The Red Book details the cosmological surveys that the SKA will carry out, and the science they will enable, including establishing the proportion of dark energy in the Universe thanks to percent-level precision measurements of its expansion rate over the last 12 billion years.

“Science is a constantly evolving field, so we have to update our research to reflect new discoveries and the advance of techniques,” adds SKA Project Scientist Dr Anna Bonaldi, a co-author of the paper. “As we near the start of construction, the design of the SKA has also matured, so this needs to be reflected in our predictions.”

There have been major discoveries in the past few years which have implications for the field of cosmology, including the detection of gravitational waves predicted by Einstein by the Advanced Laser Interferometer Gravitational-Wave Observatory (LIGO) in the United States, and the detection by the EDGES experiment located on the site of the future SKA-low telescope in Western Australia of what could be the signal from some of the first stars to form in the universe, one of the key science goals of the SKA.

These discoveries bring new questions within cosmology, especially on the nature of dark matter. Astronomers are now working on their observational implications and how the SKA could help to confirm the results, in particular through synergies with other upcoming ground-breaking telescopes which observe the Universe at different wavelengths such as ESA’s Euclid space telescope and the Large Synoptic Survey Telescope (LSST) being built in Chile.
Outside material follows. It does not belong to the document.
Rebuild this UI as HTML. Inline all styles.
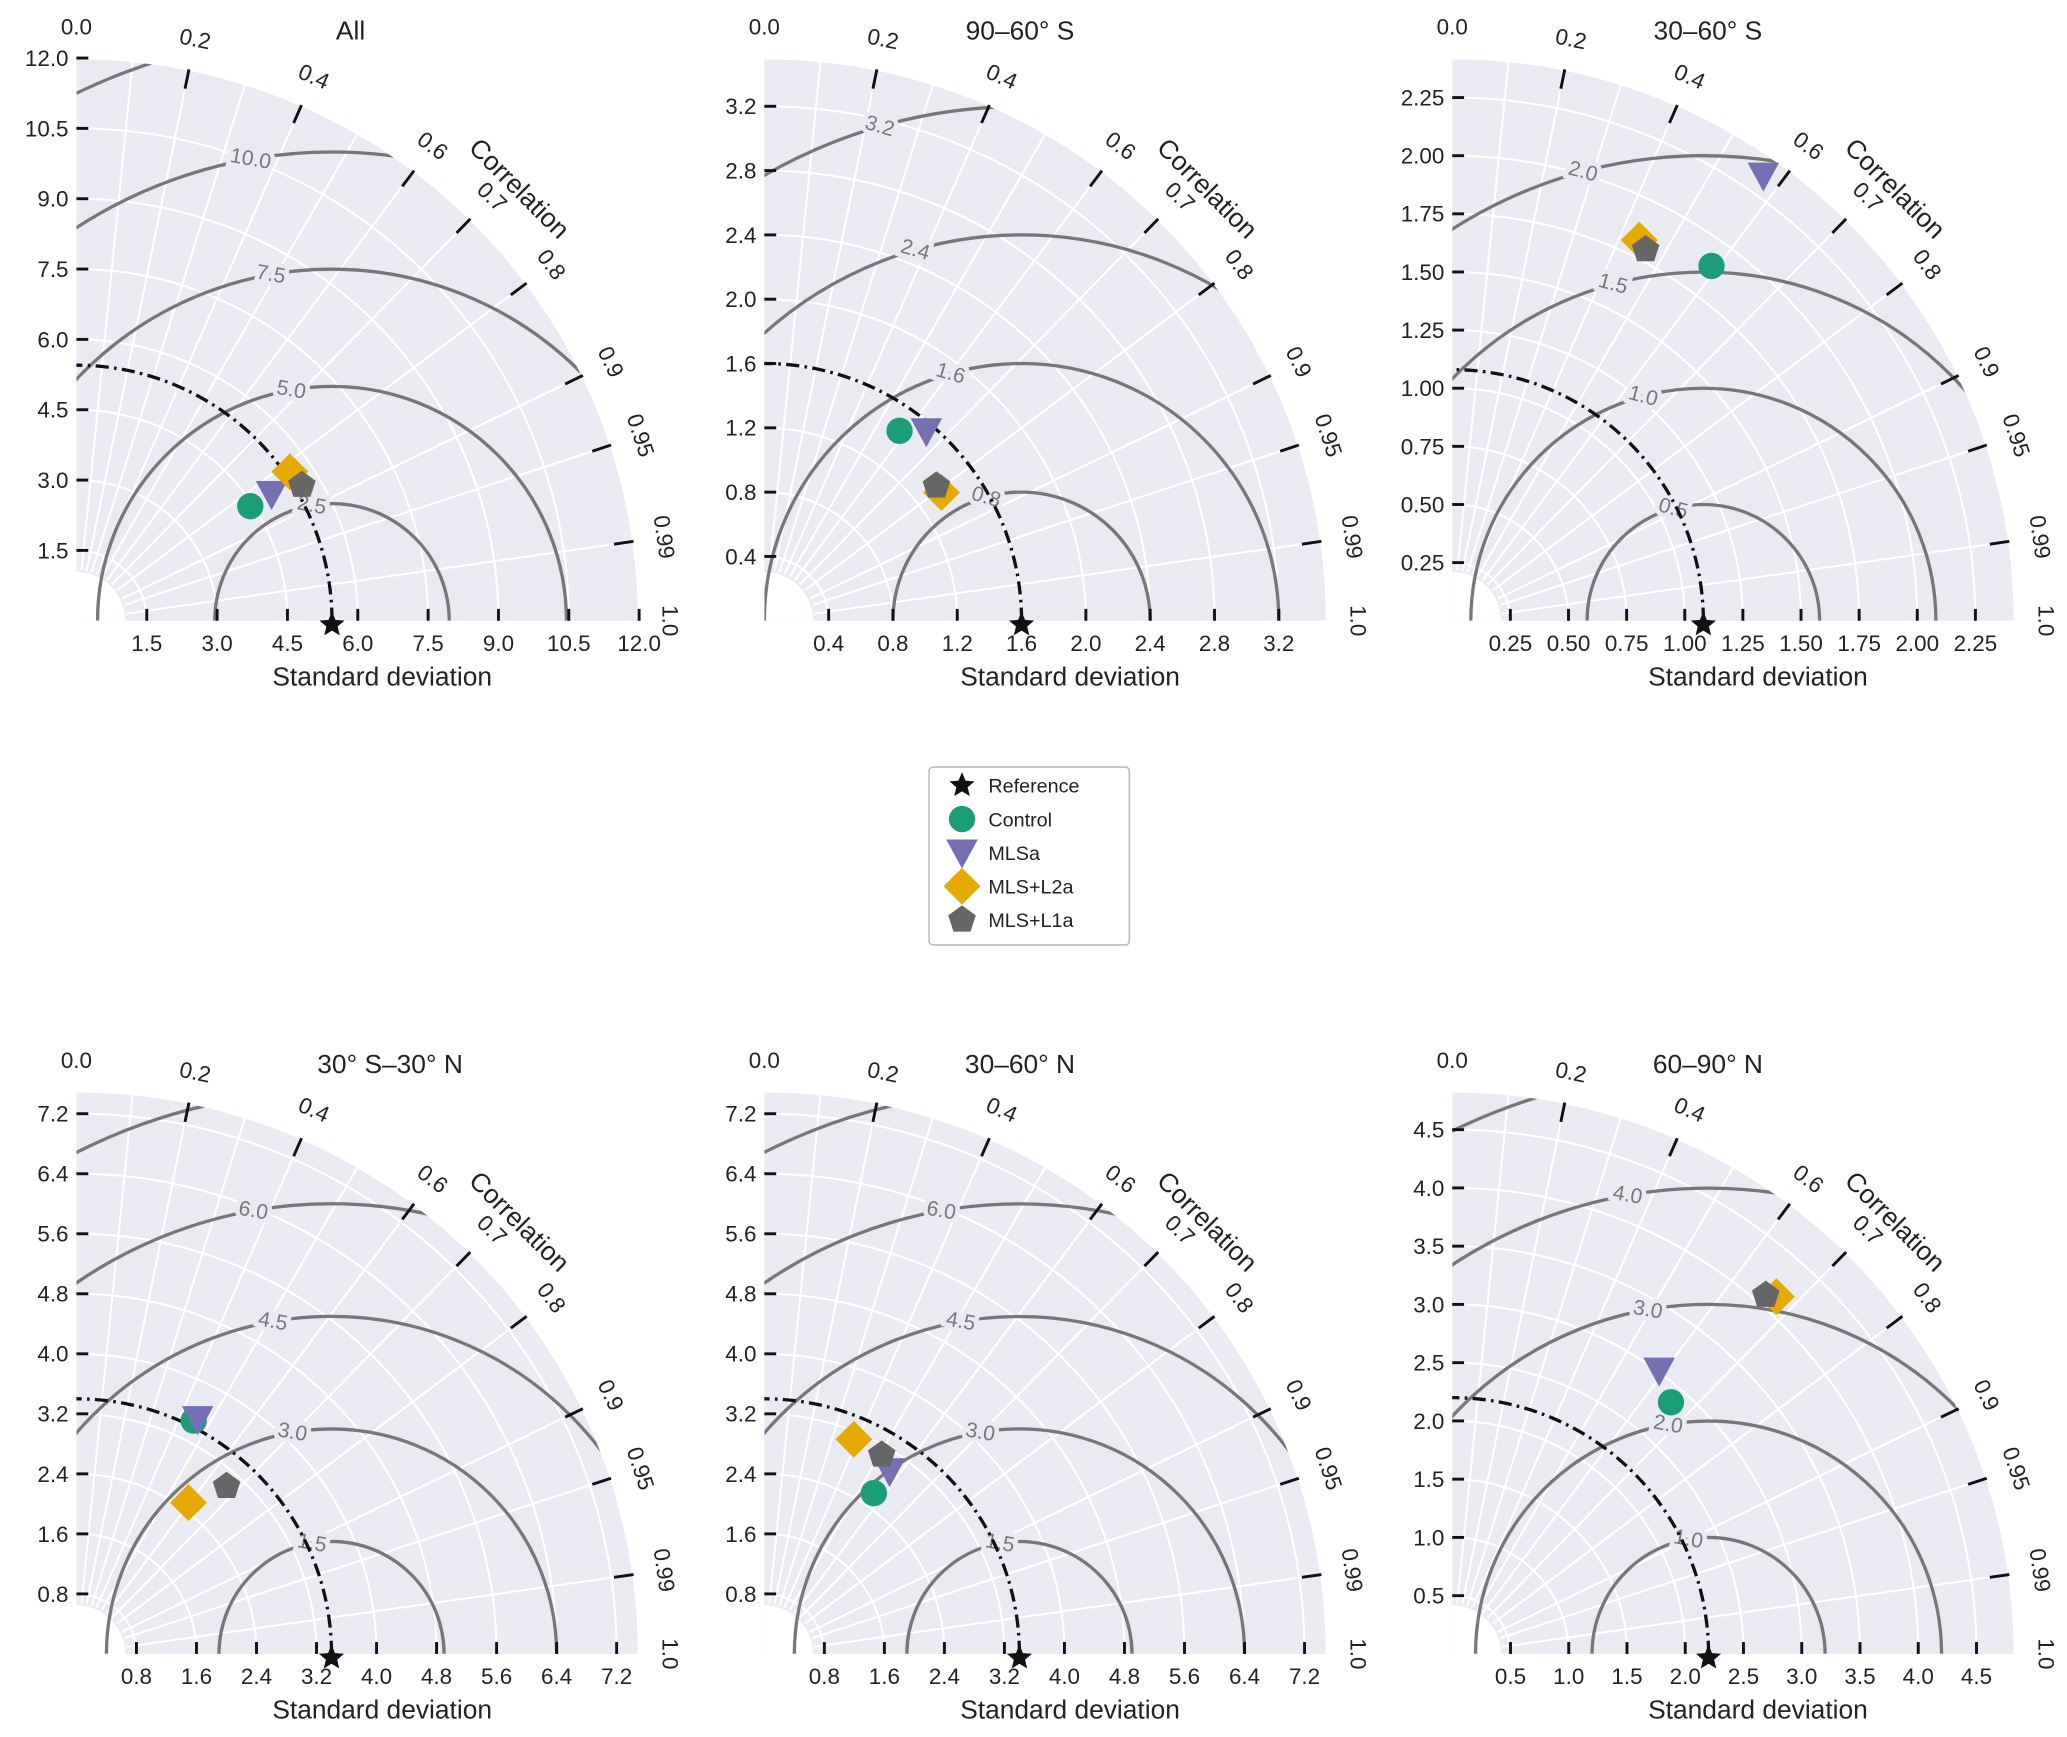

“The SKA will be the first radio telescope to be a major actor in the field of cosmology,” says Dr Laura Wolz, co-chair of the working group and a Research Fellow at the University of Melbourne. “With it, we’ll be able to produce the first-ever map of the large-scale structure of the Universe back to a time when it was 2.2 billion years old – this is incredibly exciting for cosmologists, as it will enable new science and unpredicted discoveries.”

A total of 13 Science Working Groups and Focus Groups representing more than 500 scientists across 20 countries work on developing the science case of the SKA. From Cosmology to Magnetism & Solar Physics, they cover the various fields of interested users from the astronomical community.